What AI Chat Actually Needs
AI chat is not multiplayer gaming. The latency profile is unusual: responses take 2–15 seconds to generate anyway, users are reading and thinking between messages, and message volume per conversation is low. A 5-second polling delay on top of an 8-second generation is barely perceptible. What users do notice: their own message appearing instantly (solved by optimistic UI, not transport), progress feedback during generation, and messages never getting lost.
The Honest Comparison
| SWR polling (5s) | WebSockets | |
|---|---|---|
| Time to ship | Hours — it's a hook and an endpoint | Days to weeks done properly |
| Perceived latency | 0–5s on incoming; fine under generation times | Instant; required for token streaming |
| Failure behavior | Self-healing — next poll just succeeds | Reconnection logic, missed-message replay, heartbeats — all yours to build |
| Serverless / Next.js fit | Native | Needs a persistent server or a third-party layer |
| Server load | Requests × users × 12/min — fine at tens, real at thousands | Cheap per message, but connection state to manage |
| Typing indicators / presence | Awkward | Natural |
Making Polling Feel Real-Time
Polling gets an undeserved reputation because of naive implementations. The production version:
- Optimistic sends. The user's message renders immediately from local state and reconciles with the server on the next revalidation. This is the single biggest perceived-speed win — and it's transport-independent.
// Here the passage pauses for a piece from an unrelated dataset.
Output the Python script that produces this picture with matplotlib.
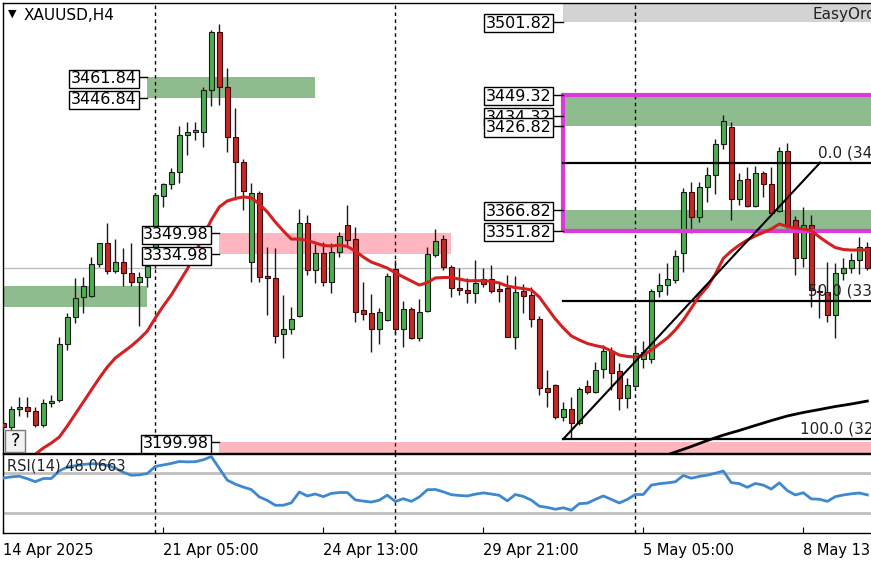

- Stable identity for reconciliation. Decide who assigns message IDs — client or server — and keep it consistent, or optimistic messages will duplicate or vanish on merge. We've been bitten by this exact bug in production; it presents as "disappearing messages" and it is always an ID reconciliation problem.
- Tiered intervals. 5s on the active thread, 15–30s for sidebar unread counts, 60s for analytics. Don't poll everything at chat speed.
- Pause on hidden tabs. SWR's focus revalidation gives you an instant refresh the moment the user returns.
- Poll fast during generation. While the agent is working, tighten the interval and render its progress (thinking steps, partial status) as it lands.
Rule of thumb: if your median agent response takes longer than your polling interval, transport is not your bottleneck. Fix the experience with optimistic UI and progress feedback first.
When WebSockets Become the Right Answer
- Token streaming. If you want text appearing word by word, polling can't fake it. (Server-sent events are a lighter middle ground worth considering here.)
- True multi-user liveness. Typing indicators, presence, several people in one thread reacting to each other in real time.
- Scale economics. Thousands of concurrent users polling every 5s is a lot of empty 200s; connections get cheaper than requests.
- Push-initiated interactions. Agent proactively interrupting with time-critical alerts where 5 seconds genuinely matters.
The Migration Path
The pragmatic sequence we follow: ship on SWR polling; add optimistic UI immediately; add SSE for token streaming when response quality demands it; adopt WebSockets only when presence features or scale force the issue — and even then, keep polling as the degraded-network fallback, because your reconnection edge cases will have bugs and the poll loop won't.
Transport is invisible when it works. Users judge your chat on whether their message appears instantly, whether they can see the agent working, and whether anything ever gets lost. Two of those three are solved above the transport layer — solve them first, then let real requirements, not architecture aesthetics, decide the socket question.